Comme à son habitude, le célèbre cinéaste russe œuvre dans le sublime, avec ce film digne du mythique Oblomov de 1979. Il s'est inspiré de la nouvelle éponyme d'Ivan Bounine, Le coup de soleil, mais la nouvelle de quelques pages est devenue après la transformation opérée par le réalisateur un film épatant qui offre près de trois heures de bonheur au spectateur.
De quoi s'agit-il ?
Ni plus ni moins que deux moments de la vie d'un jeune lieutenant (interprété par Martinsh Kalita).

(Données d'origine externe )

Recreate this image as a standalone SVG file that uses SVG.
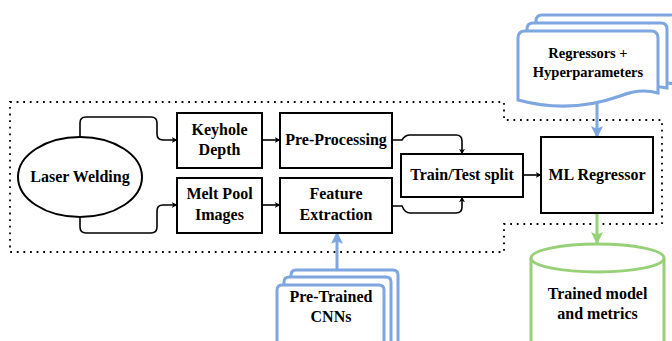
<svg xmlns="http://www.w3.org/2000/svg" width="672" height="341" viewBox="0 0 672 341">
<style>
.box{fill:#fff;stroke:#000;stroke-width:2}
text{font-family:'Liberation Serif','DejaVu Serif',serif;font-weight:700;font-size:16px;fill:#000;text-anchor:middle}
.ts{font-size:14.5px}
.c{fill:none;stroke:#000;stroke-width:1.6}
.dot{fill:none;stroke:#000;stroke-width:1.8;stroke-dasharray:1.8 4.8}
.blue{fill:#fff;stroke:#7ea6e0;stroke-width:3}
.green{fill:#fff;stroke:#97d077;stroke-width:3}
</style>
<defs>
<marker id="ah" viewBox="0 0 10 10" refX="9" refY="5" markerWidth="6" markerHeight="6" markerUnits="userSpaceOnUse" orient="auto"><path d="M0,0 L10,5 L0,10 L3,5 Z" fill="#000"/></marker>
<marker id="ab" viewBox="0 0 10 10" refX="9" refY="5" markerWidth="4" markerHeight="4" orient="auto"><path d="M0,0 L10,5 L0,10 L2,5 Z" fill="#7ea6e0"/></marker>
<marker id="ag" viewBox="0 0 10 10" refX="9" refY="5" markerWidth="4" markerHeight="4" orient="auto"><path d="M0,0 L10,5 L0,10 L2,5 Z" fill="#97d077"/></marker>
</defs>

<g id="boundary">
<path class="dot" d="M10,102 H504 V120 H662 V224 H504 V252 H10 Z"/>
</g>

<g id="connectors">
<path class="c" marker-end="url(#ah)" d="M80,137 V123 Q80,117 86,117 H151 Q157,117 157,123 V134 Q157,140 163,140 H177"/>
<path class="c" marker-end="url(#ah)" d="M80,217 V227 Q80,233 86,233 H151 Q157,233 157,227 V211 Q157,205 163,205 H177"/>
<path class="c" marker-end="url(#ah)" d="M262,140 H280"/>
<path class="c" marker-end="url(#ah)" d="M262,205 H280"/>
<path class="c" marker-end="url(#ah)" d="M392,140 H402 Q405,135 410,135 H456 Q462,135 462,141 V154"/>
<path class="c" marker-end="url(#ah)" d="M392,206 H402 Q405,213 410,213 H456 Q462,213 462,207 V197"/>
<path class="c" marker-end="url(#ah)" d="M523,175 H541"/>
<path fill="none" stroke="#7ea6e0" stroke-width="3" marker-end="url(#ab)" d="M597,103 V137"/>
<path fill="none" stroke="#7ea6e0" stroke-width="3" marker-end="url(#ab)" d="M337,270 V233"/>
<path fill="none" stroke="#97d077" stroke-width="3" marker-end="url(#ag)" d="M597,213 V243"/>
</g>

<g id="laser-welding">
<ellipse class="box" cx="80" cy="177" rx="62" ry="40"/>
<text x="80" y="182">Laser Welding</text>
</g>

<g id="keyhole-depth">
<rect class="box" x="177" y="113" width="85" height="55"/>
<text x="219.5" y="135">Keyhole</text>
<text x="219.5" y="155">Depth</text>
</g>

<g id="melt-pool-images">
<rect class="box" x="177" y="178" width="85" height="55"/>
<text x="219.5" y="199">Melt Pool</text>
<text x="219.5" y="220">Images</text>
</g>

<g id="pre-processing">
<rect class="box" x="280" y="113" width="112" height="55"/>
<text x="336" y="145">Pre-Processing</text>
</g>

<g id="feature-extraction">
<rect class="box" x="280" y="178" width="112" height="55"/>
<text x="336" y="199">Feature</text>
<text x="336" y="220">Extraction</text>
</g>

<g id="train-test-split">
<rect class="box" x="401" y="154" width="122" height="43"/>
<text x="462" y="180">Train/Test split</text>
</g>

<g id="ml-regressor">
<rect class="box" x="541" y="137" width="112" height="76"/>
<text x="597" y="180">ML Regressor</text>
</g>

<g id="regressors-hyperparameters">
<path class="blue" d="M536,86 V21 Q536,15 542,15 H674 V84 Q655,80 640,86 Q600,100 536,86 Z"/>
<path class="blue" d="M527,94 V29 Q527,23 533,23 H661 Q667,23 667,29 V88 Q648,84 632,92 Q590,108 527,94 Z"/>
<path class="blue" d="M518,100 V38 Q518,31 525,31 H651 Q658,31 658,38 V93 Q640,88 620,96 Q570,114 518,100 Z"/>
<text class="ts" x="588" y="58">Regressors +</text>
<text class="ts" x="588" y="77">Hyperparameters</text>
</g>

<g id="pre-trained-cnns">
<path class="blue" d="M291,345 V275 Q291,270 296,270 H393 Q398,270 398,275 V345 Z"/>
<path class="blue" d="M284,345 V282 Q284,277 289,277 H386 Q391,277 391,282 V345 Z"/>
<path class="blue" d="M277,345 V290 Q277,285 282,285 H379 Q384,285 384,290 V345 Z"/>
<text x="331" y="302">Pre-Trained</text>
<text x="331" y="322">CNNs</text>
</g>

<g id="trained-model">
<path class="green" d="M531,258 V345 H664 V258"/>
<ellipse class="green" cx="597.5" cy="258" rx="66.5" ry="14"/>
<text x="597.5" y="299">Trained model</text>
<text x="597.5" y="319">and metrics</text>
</g>
</svg>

En 1907 il tombe amoureux d'une jolie brune (Viktoriya Solovyova) au cours d'une navigation sur la Volga, et en 1920 le même officier se retrouve au nombre des soldats en déroute contraints de se rendre au chef bolchevik Frounze, dans une ville au sud de la Russie, après l'échec des armées blanches.
Les deux temps du film communiquent par des transitions très esthétiques et par des objets, telle une montre-gousset. Cet objet fétiche favorise la rencontre du lieutenant avec sa belle à bord du steamer, cet objet est perdu et remplacé par le magicien, remis par le lieutenant au gamin de douze ans dénommé Georgui avec qui il sympathise, le même qui en 1920 le rendra au lieutenant juste à tend avant sa fin tragique. En effet le gamin affable est devenu le secrétaire de l'armée rouge qui reçoit la reddition des soldats blancs.
La photographie aussi est un élément fort des deux temps du film. À bord du steamer Le Volant, le lieutenant rêve sur la photo de sa fiancée ; abandonné par son amante, il ira avec Georgui chez le photographe français, et treize ans plus tard, un jeune militaire enthousiaste et optimiste — à contre-sens de l'ambiance de la troupe vaincue où sourd la zizanie autour du colonel — persistera à prendre le cliché des soldats désarmés et vaincus. Ainsi voit-on que chez Mikhalkov tous les objets sont choisis et que rien n'est laissé au hasard, dans le décor comme dans l'intrigue.
Les deux temporalités se traduisent dans le film par une opposition forte. Les scènes de 1907 sont lumineuses, douces, comiques souvent, animées de personnages joyeux. Les scènes de 1920 sont verdâtres, grisâtres, adaptées à une situation tragique. Aussi le héros ne cesse-t-il de se demander comment il en est arrivé là, comment son pays a pu en arrivée là, puis que ce film est une célébration de l'échec.
L'histoire d'amour a échoué. Après une nuit dans l'auberge des bords de la Volga, la belle s'est envolée quand le jeune officier dormait encore, ne lui laissant qu'une petite lettre et un bonbon, après lui avoir dérobé son cœur et son flacon d'eau de Cologne.
La Russie des généraux blancs a échoué, les vaincus sont expédiés sur une sorte de cargo pourri dans le port de Crimée — il faut voir le remake de la séquence de la voiture d'enfant descendant l'escalier monumental — dans l'espoir fallacieux d'un départ vers l'étranger. On pensera sûrement au sort tragique du Titanic !
La révolution bolchevique aussi a échoué, elle sème la terreur et ne tient pas ses promesses ; elle est figurée par un ridicule communiste hongrois, Bela Kun, et une harpie de la Tchéka qu'il prend pour une déesse alors qu'elle ordonne une issue criminelle.
Avec ses allers et retours entre l'avant et l'après-Révolution, le film de Mikhalkov façonne une atmosphère mélancolique à souhait, où la littérature russe joue un rôle inattendu. Sur le fleuve, des jeunes filles prennent un scribouillard quelconque pour le grand Tchékhov. Plus tard, en mer Noire, la valise pleine de livres que les soldats se partagent avant que tout ne sombre renvoie à une culture romanesque qui a présenté les Russes comme de grands rêveurs, incapables de maîtriser la civilisation matérielle, si bien que c'étaient les étrangers qui venaient en Russie pour en être les artisans, les architectes, les ingénieurs. Mais pour le cinéma, rien ne vaut un russe comme Mikhalkov, que l'on sait souvent jalousé par ses pairs.
• Coup de soleil. Film de Nikita Mikhalkov, Russie, 2014, 3 heures.